El Día del Inmigrante no nació de la nada y fue el propio Juan Domingo Perón quien lo decretó, recordando una disposición del Primer Triunvirato en 1812 que ofrecía “inmediata protección” a toda persona que quisiera echar raíces en estas tierras. Ese espíritu de apertura, de cobijo, de abrazo a lo diverso, marcó a fuego la identidad nacional.
No es una fecha menor, en tiempos de discursos extremos que levantan muros en lugar de tender puentes, recordar que la Argentina se hizo grande sumando el esfuerzo de los inmigrantes es casi un acto de resistencia.
Las historias son muchas. Italianos que llegaron con lo puesto, españoles que soñaban con tierra propia, árabes, indios, uruguayos y japoneses que buscaron un nuevo amanecer, bolivianos y venezolanos que aún hoy cruzan fronteras empujados por la necesidad. Detrás de cada apellido extranjero que escuchamos en Salta o en cualquier rincón del país, hay una trama de luchas, esperanzas y proyectos.
La Fundación Migrar lo resume bien, Argentina es un país de inmigrantes y no hay identidad nacional sin colectividades. Aun así, los prejuicios siguen pesando. La xenofobia golpea y duele. Pero este día nos recuerda que la integración, el respeto y la convivencia son más fuertes. Que el futuro se construye uniendo, no excluyendo.
Un espejo de nuestra historia
¿Por qué vinieron?
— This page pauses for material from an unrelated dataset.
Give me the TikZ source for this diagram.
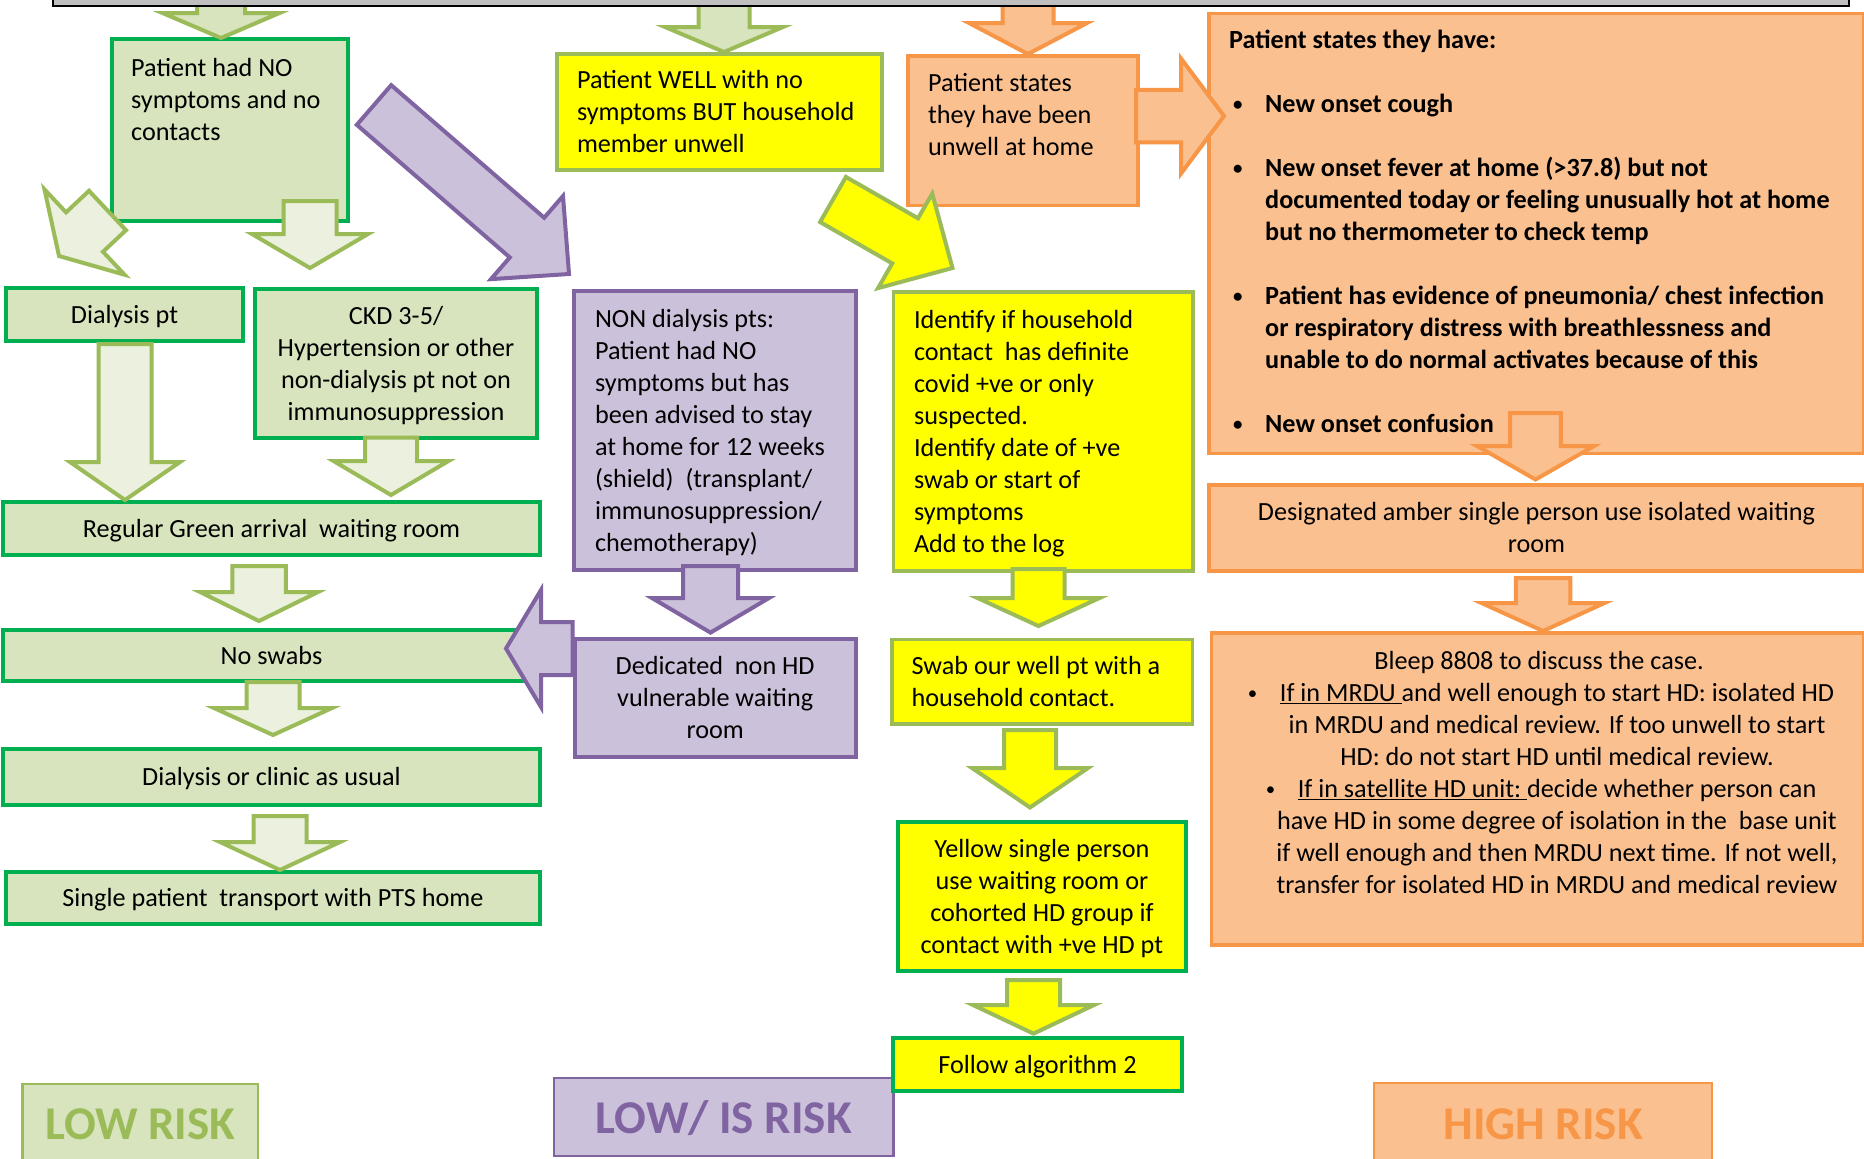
\documentclass[tikz,border=0pt]{standalone}
\usepackage{fontspec}
\usepackage{graphicx}
\setmainfont{Carlito}
\usetikzlibrary{calc}
\definecolor{gfill}{HTML}{D7E4BD}
\definecolor{gline}{HTML}{00B050}
\definecolor{olive}{HTML}{9BBB59}
\definecolor{garrow}{HTML}{EBF1DE}
\definecolor{ylw}{HTML}{FFFF00}
\definecolor{ofill}{HTML}{FAC090}
\definecolor{oline}{HTML}{F79646}
\definecolor{pfill}{HTML}{CCC1DA}
\definecolor{pline}{HTML}{8064A2}
\definecolor{barfill}{HTML}{BFBFBF}
\newcommand\dn[1]{\raisebox{0pt}[\dimexpr\height+5pt\relax][\depth]{#1}}
\newcommand\tl[1]{\begin{tabular}{@{}l@{}}#1\end{tabular}}
\newcommand\tc[1]{\dn{\begin{tabular}{@{}c@{}}#1\end{tabular}}}
\newcommand\lbox[3]{\dn{\makebox[#1pt][l]{\hspace*{#2pt}\tl{#3}}}}
\newcommand\bul{\makebox[32pt][l]{\raisebox{2.5pt}{\scalebox{0.72}{\textbullet}}}}
% block arrow: style, tail, tip, shaft width, head width, head length
\newcommand\barrow[6]{%
  \pgfmathsetmacro\arsw{#4/2}\pgfmathsetmacro\arhw{#5/2}%
  \coordinate (bh) at ($(#3)!#6pt!(#2)$);
  \draw[#1] ($(#2)!\arsw pt!90:(#3)$) -- ($(bh)!\arsw pt!90:(#3)$) -- ($(bh)!\arhw pt!90:(#3)$) -- (#3)
    -- ($(bh)!\arhw pt!-90:(#3)$) -- ($(bh)!\arsw pt!-90:(#3)$) -- ($(#2)!\arsw pt!-90:(#3)$) -- cycle;}
\tikzset{
  bx/.style={anchor=north west, inner sep=0pt, outer sep=0pt, font=\fontsize{26.2}{32}\selectfont, text=black},
  sz/.style 2 args={minimum width=#1, minimum height=#2},
  gbox/.style={bx, draw=gline, fill=gfill, line width=4},
  ybox/.style={bx, draw=olive, fill=ylw, line width=3.5},
  ygbox/.style={bx, draw=gline, fill=ylw, line width=4},
  pbox/.style={bx, draw=pline, fill=pfill, line width=4},
  obox/.style={bx, draw=oline, fill=ofill, line width=3.5},
  txt/.style={anchor=north west, inner sep=0pt, font=\fontsize{26.2}{32}\selectfont},
  risk/.style={bx, font=\fontsize{47}{56}\selectfont\bfseries, text height=32, text depth=0, line width=2.5},
  gar/.style={draw=olive, fill=garrow, line width=4},
  gar2/.style={draw=olive, fill=gfill, line width=4},
  par/.style={draw=pline, fill=pfill, line width=4},
  yar/.style={draw=olive, fill=ylw, line width=4},
  oar/.style={draw=oline, fill=ofill, line width=4},
}
\begin{document}
\begin{tikzpicture}[x=1pt,y=-1pt]
\useasboundingbox (0,0) rectangle (1864,1159);
\clip (0,0) rectangle (1864,1159);
\fill[white] (0,0) rectangle (1864,1159);

% ---------- green column ----------
\node[gbox, sz={236.5}{182}] (nosym) at (111.5,39) {};
\node[gbox, sz={237}{53.5}] (dial) at (6,287.5) {\tc{Dialysis pt}};
\node[gbox, sz={282}{149}] (ckd) at (255,288.6) {\tc{CKD 3-5/\\Hypertension or other\\non-dialysis pt not on\\immunosuppression}};
\node[gbox, sz={537}{53}] (reg) at (3,502) {\tc{Regular Green arrival\ \ waiting room}};
\node[gbox, sz={537}{51}] (noswab) at (3,630) {\tc{No swabs}};
\node[gbox, sz={537}{56}] (dcu) at (3,749) {\tc{Dialysis or clinic as usual}};
\node[gbox, sz={534}{52}] (single) at (6,872) {\tc{Single patient\ \ transport with PTS home}};
\node[risk, draw=olive, fill=gfill, text=olive, sz={235.5}{78}] (low) at (22.5,1084) {LOW RISK};

% ---------- purple column ----------
\node[pbox, sz={282}{278.5}] (non) at (574,291) {\lbox{282}{21}{NON dialysis pts:\\Patient had NO\\symptoms but has\\been advised to stay\\at home for 12 weeks\\(shield)\ \ (transplant/\\immunosuppression/\\chemotherapy)}};
\node[pbox, sz={281}{117.7}] (ded) at (574.7,639) {\tc{Dedicated\ \ non HD\\vulnerable waiting\\room}};
\node[risk, draw=pline, fill=pfill, text=pline, sz={339.4}{78}] (lowis) at (554,1078) {LOW/ IS RISK};

% ---------- yellow column ----------
\node[ybox, sz={325}{116}] (well) at (557,54) {\lbox{325}{20}{Patient WELL with no\\symptoms BUT household\\member unwell}};
\node[ybox, sz={299.5}{279}] (ident) at (893.5,292) {\lbox{299.5}{20.5}{Identify if household\\contact\ \ has definite\\covid +ve or only\\suspected.\\Identify date of +ve\\swab or start of\\symptoms\\Add to the log}};
\node[ybox, sz={300.6}{84.5}] (swab) at (892,639.5) {\lbox{300.6}{19.6}{Swab our well pt with a\\household contact.}};
\node[ygbox, sz={288.2}{149}] (ysingle) at (897.8,821.6) {\tc{Yellow single person\\use waiting room or\\cohorted HD group if\\contact with +ve HD pt}};
\node[ygbox, sz={289}{53.5}] (follow) at (893,1037.5) {\tc{Follow algorithm 2}};

% ---------- orange column ----------
\node[obox, sz={230}{149.5}] (pst) at (908,56) {};
\node[obox, sz={655}{440}] (big) at (1209,13.4) {};
\node[obox, sz={655}{86}] (desig) at (1209,485) {\tc{Designated amber single person use isolated waiting\\room}};
\node[obox, sz={652.5}{312}] (bleep) at (1211.5,633) {};
\node[risk, draw=oline, fill=ofill, text=oline, sz={338}{80}] (high) at (1374,1083) {HIGH RISK};

% ---------- block arrows ----------
\coordinate (a0t) at (221,2);      \coordinate (a0h) at (221,38);
\coordinate (a1t) at (107.5,210.5); \coordinate (a1h) at (59,256);
\coordinate (a2t) at (310,201);    \coordinate (a2h) at (310,268);
\coordinate (a3t) at (125,344);    \coordinate (a3h) at (125,500);
\coordinate (a4t) at (391,437.5);  \coordinate (a4h) at (391,495);
\coordinate (a5t) at (259,566);    \coordinate (a5h) at (259,621);
\coordinate (a6t) at (273,682);    \coordinate (a6h) at (273,735);
\coordinate (a7t) at (280,816);    \coordinate (a7h) at (280,870);
\coordinate (awt) at (724,2);      \coordinate (awh) at (724,52);
\coordinate (p1t) at (374,105);    \coordinate (p1h) at (569,274);
\coordinate (p2t) at (710.5,566);  \coordinate (p2h) at (710.5,632.6);
\coordinate (p3t) at (572.5,648.5); \coordinate (p3h) at (506,648.5);
\coordinate (y1t) at (833,199.5);  \coordinate (y1h) at (952.5,268);
\coordinate (y2t) at (1038.5,569); \coordinate (y2h) at (1038.5,626);
\coordinate (y3t) at (1030,730);   \coordinate (y3h) at (1030,807.5);
\coordinate (y4t) at (1033.5,980); \coordinate (y4h) at (1033.5,1033.6);
\coordinate (o1t) at (1028,2);     \coordinate (o1h) at (1028,54);
\coordinate (o2t) at (1136,116);   \coordinate (o2h) at (1224,116);
\coordinate (o3t) at (1535.5,413); \coordinate (o3h) at (1535.5,479.5);
\coordinate (o4t) at (1543,578);   \coordinate (o4h) at (1543,631);

\barrow{gar2}{a0t}{a0h}{48}{117}{25}
\barrow{gar}{a1t}{a1h}{54}{117}{35}
\barrow{gar}{a2t}{a2h}{53}{116}{34}
\barrow{gar}{a3t}{a3h}{53}{110}{38}
\barrow{gar}{a4t}{a4h}{52}{115}{34}
\barrow{gar}{a5t}{a5h}{53.5}{118}{29}
\barrow{gar}{a6t}{a6h}{53}{118}{27}
\barrow{gar}{a7t}{a7h}{53}{120}{28}
\barrow{gar2}{awt}{awh}{51}{118}{25}
\barrow{par}{p1t}{p1h}{52.5}{110}{55.6}
\barrow{par}{p2t}{p2h}{55}{117}{34.6}
\barrow{par}{p3t}{p3h}{53}{117}{35}
\barrow{yar}{y1t}{y1h}{52}{109}{54.6}
\barrow{yar}{y2t}{y2h}{52}{122}{28}
\barrow{yar}{y3t}{y3h}{52}{116}{39.5}
\barrow{yar}{y4t}{y4h}{53}{121}{28.6}
\barrow{oar}{o1t}{o1h}{51}{118}{31}
\barrow{oar}{o2t}{o2h}{52.5}{115}{43}
\barrow{oar}{o3t}{o3h}{50.6}{117}{33.5}
\barrow{oar}{o4t}{o4h}{54.5}{123}{28}

% ---------- top-aligned texts ----------
\node[txt] (nosymtxt) at (131,54) {\tl{Patient had NO\\symptoms and no\\contacts}};
\node[txt] (psttxt) at (928,69) {\tl{Patient states\\they have been\\unwell at home}};
\node[txt, font=\fontsize{26.2}{32}\selectfont\bfseries] (bigtxt) at (1229,26) {\tl{Patient states they have:\\[32pt]
\hspace*{4pt}\bul New onset cough\\[32pt]
\hspace*{4pt}\bul New onset fever at home (>37.8) but not\\
\hspace*{36pt}documented today or feeling unusually hot at home\\
\hspace*{36pt}but no thermometer to check temp\\[32pt]
\hspace*{4pt}\bul Patient has evidence of pneumonia/ chest infection\\
\hspace*{36pt}or respiratory distress with breathlessness and\\
\hspace*{36pt}unable to do normal activates because of this\\[32pt]
\hspace*{4pt}\bul New onset confusion}};
\node[txt, anchor=north] (bleeptxt) at (1557,647) {\begin{tabular}{@{}c@{}}\hspace*{-36pt}Bleep 8808 to discuss the case.\\
\llap{\bul}\underline{If in MRDU\ }and well enough to start HD: isolated HD\\
in MRDU and medical review. If too unwell to start\\
HD: do not start HD until medical review.\\
\llap{\bul}\underline{If in satellite HD unit:\ }decide whether person can\\
have HD in some degree of isolation in the\ \ base unit\\
if well enough and then MRDU next time. If not well,\\
transfer for isolated HD in MRDU and medical review\end{tabular}};

% ---------- top bar ----------
\draw[fill=barfill, draw=black, line width=2.5] (53,-20) rectangle (1849,6);
\end{tikzpicture}
\end{document}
Porque había hambre, guerras, falta de oportunidades. Y porque aquí había promesas de trabajo, de paz, de crecimiento. Y, también, porque Argentina los necesitaba. Vinieron con valijas repletas de sueños, aunque muchas veces encontraron viajes infames en barcos hacinados, trabajos duros y discriminación. Aun así, resistieron y dejaron huellas imborrables en la cultura, en la gastronomía, en la música, en la forma de hablar.
En un mundo donde los discursos de odio parecen multiplicarse, hablar de inmigración es defender lo que somos, una mezcla viva de pueblos y costumbres. Celebrar el Día del Inmigrante no es un formalismo, es reafirmar la idea de que nadie sobra, de que todos tenemos un lugar.